Facing down fear

Originally appeared online in the teen series: Your Healings - June 11, 2019

LISA ANDREWS—STAFF

For as long as I can remember, I’d had a fear of heights. When I was little, I’d want to climb a tree or scramble up the rocks on our family’s property, but this fear of being up high would hold me back.  

Finally, I decided that I’d had enough, so I went on a Girl Scout trip that was focused on climbing and rappelling. I thought that forcing myself to face my fear head-on would help me overcome it faster, but it didn’t; it just made things harder. 

On the trip, I had to climb big rock walls and go beyond my comfort zone into my danger zone. On one ascent, I happened to look down at the ground from where I was, and my heart started pounding. I tried to talk to my troop leader about it, but all she said was that I would just have to deal with it. She didn’t offer any help. This made me want to give up, and for a while after this experience I did. 

The next summer, I decided to go to a camp for Christian Scientists and join a wilderness program to try again to work through this fear. On the second day, my group and I were climbing a tall fireplace inside a lodge. It was almost my turn, and the fear was hitting me—overwhelming me. I decided to climb the fireplace anyway and try to push through. But when I got about ten feet off the ground, I started to flip out. 

This time, though, I got support from my counselor, who shared some spiritual ideas to help me. From attending the Christian Science Sunday School, I knew that these ideas were powerful and could help me have a complete healing of the fear.

One of the ideas the counselor shared was that I was climbing “the heights of Mind” (Violet Hay, Christian Science Hymnal, No. 136, © CSBD). Mind is another name for God, and this reassured me that I could never be out of God’s care, or be anywhere where God wasn’t keeping me completely safe. She also told me that I was climbing to express God. To me this meant that my climbing was an expression of qualities of God like strength, safety, and joy—not fear. 

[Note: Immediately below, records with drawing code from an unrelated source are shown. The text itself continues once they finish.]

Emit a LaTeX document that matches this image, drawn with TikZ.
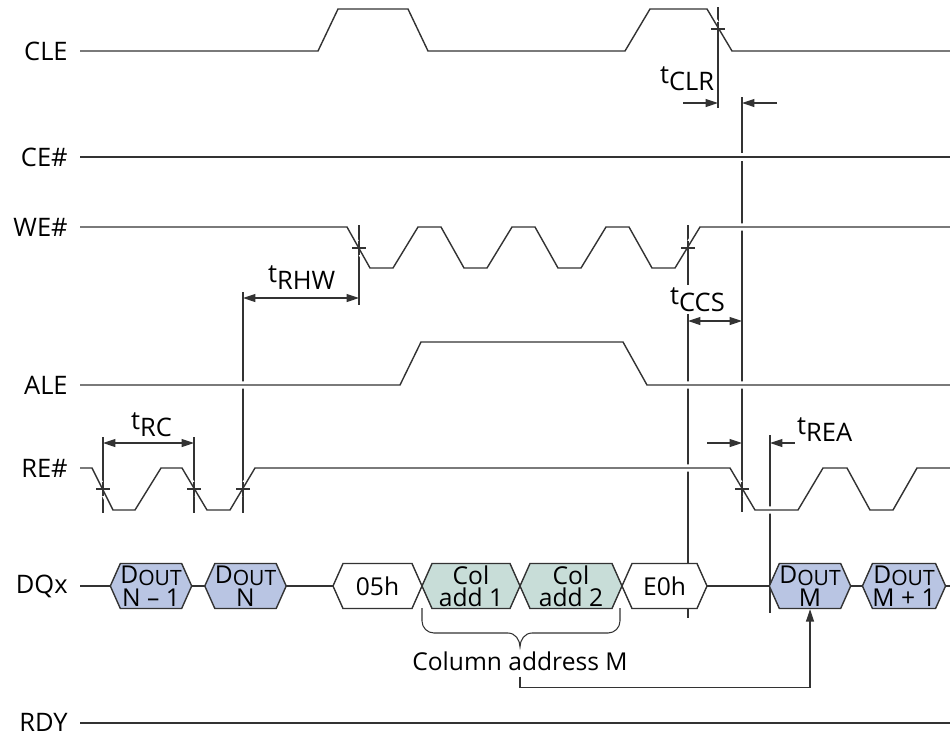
\documentclass[tikz,border=0pt]{standalone}
\usepackage{fontspec}
\setmainfont{Open Sans}
\usetikzlibrary{arrows.meta, shapes.symbols, positioning}

\definecolor{doutblue}{HTML}{B9C5E3}
\definecolor{colteal}{HTML}{C8DDD8}
\definecolor{wire}{HTML}{333333}

\newcommand{\tparm}[1]{t\raisebox{-4.5pt}{#1}}
\newcommand{\dout}[1]{D\raisebox{-1.5pt}{\fontsize{12}{12}\selectfont OUT}\\[0.8pt]#1}

\begin{document}
\begin{tikzpicture}[
    x=0.02cm, y=-0.02cm,
    font=\fontsize{14.5}{15}\selectfont,
    sig/.style = {line width=0.8pt, draw=wire, preaction={draw=white, line width=4pt}},
    guide/.style = {line width=0.6pt, draw=wire},
    tickmark/.style = {line width=0.6pt, draw=wire},
    dim/.style = {line width=0.6pt, draw=wire, >={Triangle[length=7pt, width=4.5pt]}},
    signame/.style = {anchor=east, inner sep=0pt},
    tlabel/.style = {anchor=base west, inner sep=1pt, fill=white},
    dbox/.style = {signal, signal to=west and east, signal pointer angle=132,
                   draw=wire, line width=0.8pt, inner sep=0pt, align=center,
                   minimum height=0.9cm, minimum width=#1*0.02cm,
                   font=\fontsize{14}{12.5}\selectfont},
    dout/.style = {dbox=#1, fill=doutblue},
    coladd/.style = {dbox=#1, fill=colteal},
    cmd/.style = {dbox=#1, fill=white}
]
    \useasboundingbox (0,0) rectangle (950,735);

    % Signal names
    \node[signame] (cle) at (68,51) {CLE};
    \node[signame] (ce) at (68,157) {CE\#};
    \node[signame] (we) at (68,227) {WE\#};
    \node[signame] (ale) at (68,385) {ALE};
    \node[signame] (re) at (68,468) {RE\#};
    \node[signame] (dq) at (68,586) {DQx};
    \node[signame] (rdy) at (68,722) {RDY};

    % Timing guides
    \draw[guide] (718,7) -- (718,108);
    \draw[guide] (742,97) -- (742,512);
    \draw[guide] (359,225) -- (359,305);
    \draw[guide] (243,292) -- (243,513);
    \draw[guide] (688,225) -- (688,618);
    \draw[guide] (103,437) -- (103,513);
    \draw[guide] (194,437) -- (194,513);
    \draw[guide] (770,435) -- (770,613);

    % Waveforms
    \draw[sig] (80,51) -- (318,51) -- (338,9) -- (408,9) -- (428,51) -- (625,51)
        -- (650,9) -- (707,9) -- (732,51) -- (950,51);
    \draw[sig] (80,157) -- (950,157);
    \draw[sig] (80,227) foreach \a in {347,441,535,629} {
        -- (\a,227) -- ++(23,41) -- ++(23,0) -- ++(25,-41) } -- (950,227);
    \draw[sig] (80,385) -- (400,385) -- (421,342) -- (623,342) -- (647,385) -- (950,385);
    \draw[sig] (80,468) -- (92,468) -- (113,510) -- (135,510) -- (161,468) -- (182,468)
        -- (207,510) -- (230,510) -- (255,468) -- (730,468) -- (755,510) -- (798,510)
        -- (823,468) -- (847,468) -- (870,510) -- (893,510) -- (917,468) -- (950,468);
    \draw[sig] (80,723) -- (950,723);

    % Crossing ticks
    \foreach \x/\y in {718/29, 359/248, 688/248, 103/489, 194/489, 243/489, 742/489} {
        \draw[tickmark] (\x-7,\y) -- (\x+7,\y) (\x,\y-7) -- (\x,\y+7);
    }

    % Data bus
    \draw[line width=0.8pt, draw=wire] (80,586) -- (950,586);
    \node[dout=78] (b1) at (151,586) {\dout{N -- 1}};
    \node[dout=79] (b2) at (245.5,586) {\dout{N}};
    \node[cmd=89] (b3) at (377.5,586) {05h};
    \node[coladd=98] (b4) at (471,586) {Col\\add 1};
    \node[coladd=102] (b5) at (571,586) {Col\\add 2};
    \node[cmd=85] (b6) at (664.5,586) {E0h};
    \node[dout=76] (b7) at (810,586) {\dout{M}};
    \node[dout=78] (b8) at (904,586) {\dout{M + 1}};

    % Column address brace
    \draw[line width=0.6pt, draw=wire] (422,608) -- (422,621) to[out=-90, in=180] (434,633)
        -- (508,633) to[out=0, in=90] (520,647) to[out=90, in=180] (532,633)
        -- (608,633) to[out=0, in=-90] (620,621) -- (620,608);
    \node[font=\fontsize{14}{15}\selectfont] (coladdr) at (520,661) {Column address M};
    \draw[dim, ->] (coladdr.south) -- ++(0,11) -| (b7.south);

    % Timing parameters
    \draw[dim, ->] (683,103) -- (718,103);
    \draw[dim, ->] (777,103) -- (742,103);
    \node[tlabel] (tclr) at (658,83) {\tparm{CLR}};

    \draw[dim, <->] (243,298) -- (359,298);
    \node[tlabel] (trhw) at (266,282) {\tparm{RHW}};

    \draw[dim, <->] (688,321) -- (742,321);
    \node[tlabel] (tccs) at (668,304) {\tparm{CCS}};

    \draw[dim, <->] (103,443) -- (194,443);
    \node[tlabel] (trc) at (129,429) {\tparm{RC}};

    \draw[dim, ->] (707,443) -- (742,443);
    \draw[dim, ->] (800,443) -- (770,443);
    \node[tlabel] (trea) at (795,434) {\tparm{REA}};

\end{tikzpicture}
\end{document}
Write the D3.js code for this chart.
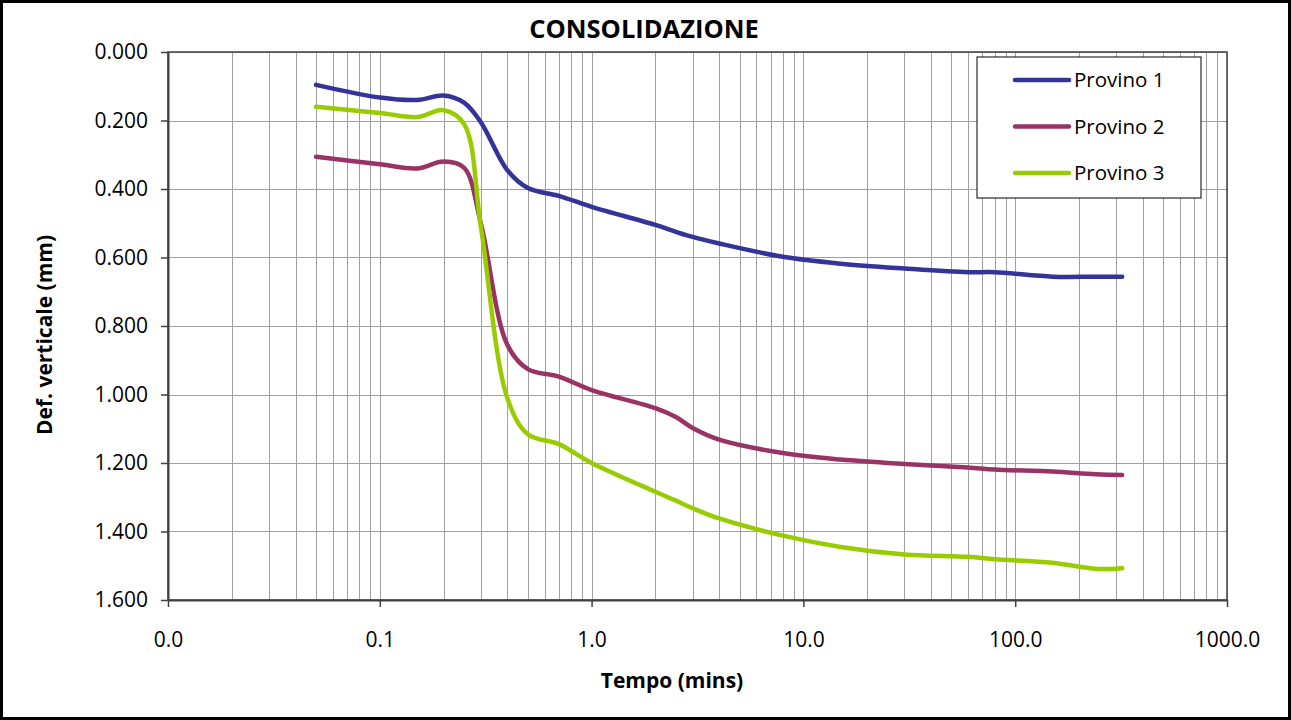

I kept praying with these ideas, and later that week we went to Arkansas to climb real rock walls and cliffs. We began by climbing a smaller wall to prepare ourselves for the bigger ones. I felt doubtful that I could climb it, and I almost let the fear overwhelm me. But then I remembered what my counselor had said—that I was there to express God. That changed my focus, and I was able to climb to the top of the cliff and see the beautiful view.

In that moment at the top, I felt completely free from the fear, and I knew that I was going to continue to be free—that I had the power from God to not let the fear ever get to me again. 

 I had the power from God to not let the fear ever get to me again.

As I came back down, I was thinking about what my spiritual breakthrough had been, and I realized that I had stopped accepting the fear as my own. Instead of seeing it as part of my thoughts or identity, I recognized that it was a negative thought coming at me, and that because it wasn’t from God, it was powerless. Only God, good, has power, so only good thoughts have any power. And those are the only thoughts I was going to listen to. When I was back on the ground, I told my counselor my realization and said I wanted to do more climbing.

I was healed that day, and the fear has not come back. From this experience, I learned how to face other fears in other experiences and overcome them, too.